__DIRECTION__. Begin with the first line below and retype each line exactly through the line containing "const y = d3.scaleLinear().domain([0, 10]).range([566, 147]);". Any pictures are to be left out.

++++ EXERCISE MATERIALS

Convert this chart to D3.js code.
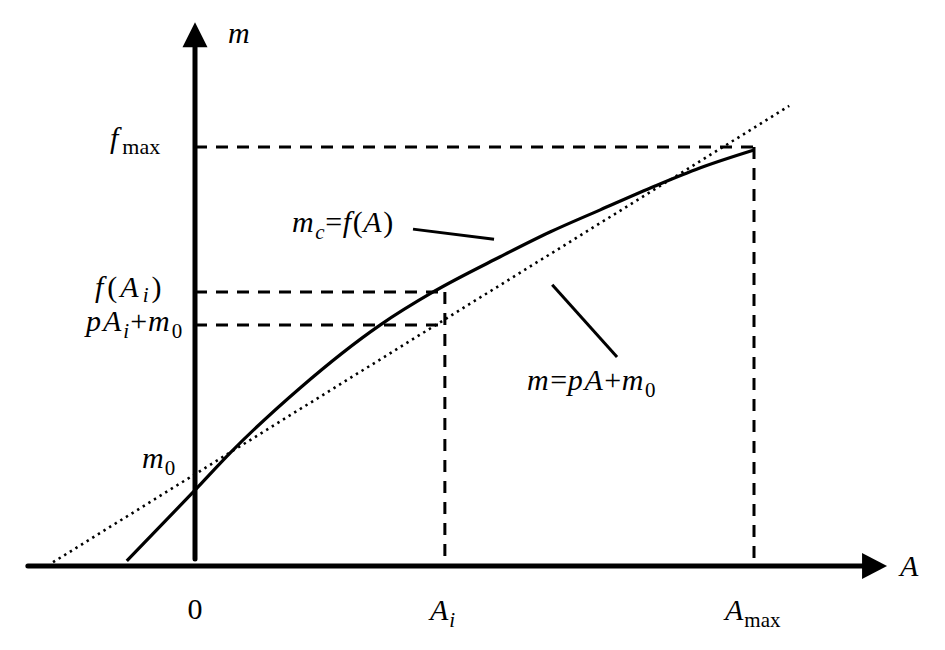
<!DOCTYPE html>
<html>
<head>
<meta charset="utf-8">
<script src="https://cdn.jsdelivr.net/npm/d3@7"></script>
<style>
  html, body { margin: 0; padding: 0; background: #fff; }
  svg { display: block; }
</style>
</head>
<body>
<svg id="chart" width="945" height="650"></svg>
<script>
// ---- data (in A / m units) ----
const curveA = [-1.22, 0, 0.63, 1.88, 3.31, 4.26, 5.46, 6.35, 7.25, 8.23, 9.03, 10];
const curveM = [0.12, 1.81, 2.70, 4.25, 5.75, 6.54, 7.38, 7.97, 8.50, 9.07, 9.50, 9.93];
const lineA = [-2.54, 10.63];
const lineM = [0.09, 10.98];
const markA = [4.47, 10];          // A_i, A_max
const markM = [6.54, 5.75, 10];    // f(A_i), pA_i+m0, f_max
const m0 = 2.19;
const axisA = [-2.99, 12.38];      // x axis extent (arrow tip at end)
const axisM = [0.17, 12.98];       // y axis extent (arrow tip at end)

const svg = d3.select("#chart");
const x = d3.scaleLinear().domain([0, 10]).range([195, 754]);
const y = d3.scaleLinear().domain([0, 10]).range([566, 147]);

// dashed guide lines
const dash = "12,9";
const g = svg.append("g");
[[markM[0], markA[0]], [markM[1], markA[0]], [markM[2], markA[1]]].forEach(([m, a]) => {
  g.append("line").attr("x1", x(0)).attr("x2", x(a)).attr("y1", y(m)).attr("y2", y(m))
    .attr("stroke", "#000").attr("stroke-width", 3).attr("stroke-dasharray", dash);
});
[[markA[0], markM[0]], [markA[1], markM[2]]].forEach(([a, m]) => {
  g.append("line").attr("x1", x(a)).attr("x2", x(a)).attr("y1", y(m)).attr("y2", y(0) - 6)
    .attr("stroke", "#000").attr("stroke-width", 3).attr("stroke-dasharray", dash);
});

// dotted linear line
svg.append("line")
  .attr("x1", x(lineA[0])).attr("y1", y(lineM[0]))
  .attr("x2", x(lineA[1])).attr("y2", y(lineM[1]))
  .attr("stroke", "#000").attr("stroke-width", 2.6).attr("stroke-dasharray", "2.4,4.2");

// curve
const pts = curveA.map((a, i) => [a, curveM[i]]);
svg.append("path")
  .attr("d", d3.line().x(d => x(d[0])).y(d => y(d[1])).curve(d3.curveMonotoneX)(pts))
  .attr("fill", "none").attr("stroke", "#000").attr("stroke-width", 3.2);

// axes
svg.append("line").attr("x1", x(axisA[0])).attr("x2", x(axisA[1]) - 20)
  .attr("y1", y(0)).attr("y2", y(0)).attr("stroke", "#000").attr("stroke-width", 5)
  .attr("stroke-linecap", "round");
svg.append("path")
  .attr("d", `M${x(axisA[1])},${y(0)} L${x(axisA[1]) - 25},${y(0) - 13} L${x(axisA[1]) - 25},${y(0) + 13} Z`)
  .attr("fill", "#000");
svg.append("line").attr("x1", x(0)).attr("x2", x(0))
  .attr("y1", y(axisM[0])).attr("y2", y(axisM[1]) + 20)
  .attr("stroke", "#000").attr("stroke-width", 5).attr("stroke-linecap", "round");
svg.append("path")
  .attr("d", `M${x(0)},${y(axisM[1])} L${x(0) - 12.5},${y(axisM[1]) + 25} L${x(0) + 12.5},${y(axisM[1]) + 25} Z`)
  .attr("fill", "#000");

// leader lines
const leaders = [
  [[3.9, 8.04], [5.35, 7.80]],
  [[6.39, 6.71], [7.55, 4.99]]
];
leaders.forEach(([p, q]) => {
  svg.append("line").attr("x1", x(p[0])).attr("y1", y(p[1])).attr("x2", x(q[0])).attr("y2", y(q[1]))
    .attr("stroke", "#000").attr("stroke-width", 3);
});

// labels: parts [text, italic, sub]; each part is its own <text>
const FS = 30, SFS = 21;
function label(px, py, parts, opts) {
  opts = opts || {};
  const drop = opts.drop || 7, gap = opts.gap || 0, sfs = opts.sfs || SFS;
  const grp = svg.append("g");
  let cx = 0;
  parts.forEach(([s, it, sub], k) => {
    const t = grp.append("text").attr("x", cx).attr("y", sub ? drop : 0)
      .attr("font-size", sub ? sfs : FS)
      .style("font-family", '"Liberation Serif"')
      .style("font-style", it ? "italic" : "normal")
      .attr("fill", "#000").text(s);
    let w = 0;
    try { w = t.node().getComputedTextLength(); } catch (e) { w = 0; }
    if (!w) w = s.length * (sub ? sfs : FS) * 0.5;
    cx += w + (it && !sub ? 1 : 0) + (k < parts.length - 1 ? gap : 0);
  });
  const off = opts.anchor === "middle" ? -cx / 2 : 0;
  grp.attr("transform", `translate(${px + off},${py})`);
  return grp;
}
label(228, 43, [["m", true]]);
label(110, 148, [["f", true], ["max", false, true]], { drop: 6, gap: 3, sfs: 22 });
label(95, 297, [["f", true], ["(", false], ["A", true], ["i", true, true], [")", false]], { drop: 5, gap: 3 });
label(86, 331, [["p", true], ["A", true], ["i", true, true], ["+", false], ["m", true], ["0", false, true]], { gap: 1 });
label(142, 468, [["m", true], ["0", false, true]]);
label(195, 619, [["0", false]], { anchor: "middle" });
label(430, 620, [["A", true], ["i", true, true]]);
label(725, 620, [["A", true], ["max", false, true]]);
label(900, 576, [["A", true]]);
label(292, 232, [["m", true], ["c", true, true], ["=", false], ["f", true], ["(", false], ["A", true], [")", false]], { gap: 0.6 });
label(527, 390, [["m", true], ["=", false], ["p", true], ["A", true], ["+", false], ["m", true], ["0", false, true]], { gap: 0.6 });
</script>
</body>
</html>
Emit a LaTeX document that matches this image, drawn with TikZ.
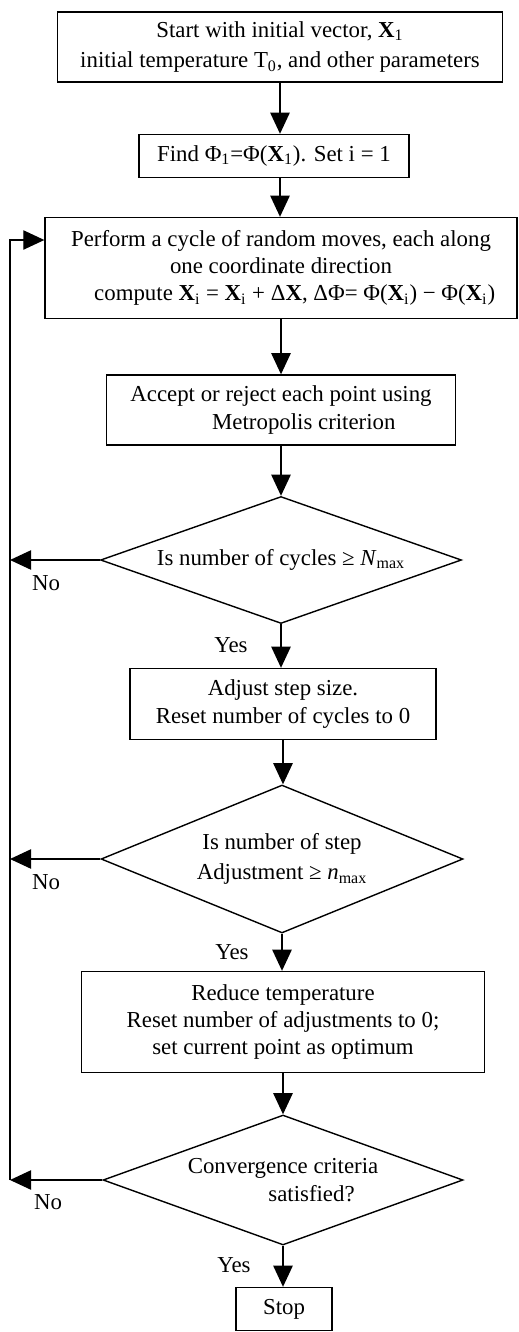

++++++++

__EXERCISE SOLUTION__.
Convert this chart to D3.js code.
<!DOCTYPE html>
<html>
<head>
<meta charset="utf-8">
<script src="https://cdn.jsdelivr.net/npm/d3@7"></script>
<style>
  html, body { margin: 0; padding: 0; background: #fff; }
  svg { display: block; }
</style>
</head>
<body>
<svg id="chart" width="945" height="650"></svg>
<script>
// ---- data (in A / m units) ----
const curveA = [-1.22, 0, 0.63, 1.88, 3.31, 4.26, 5.46, 6.35, 7.25, 8.23, 9.03, 10];
const curveM = [0.12, 1.81, 2.70, 4.25, 5.75, 6.54, 7.38, 7.97, 8.50, 9.07, 9.50, 9.93];
const lineA = [-2.54, 10.63];
const lineM = [0.09, 10.98];
const markA = [4.47, 10];          // A_i, A_max
const markM = [6.54, 5.75, 10];    // f(A_i), pA_i+m0, f_max
const m0 = 2.19;
const axisA = [-2.99, 12.38];      // x axis extent (arrow tip at end)
const axisM = [0.17, 12.98];       // y axis extent (arrow tip at end)

const svg = d3.select("#chart");
const x = d3.scaleLinear().domain([0, 10]).range([195, 754]);
const y = d3.scaleLinear().domain([0, 10]).range([566, 147]);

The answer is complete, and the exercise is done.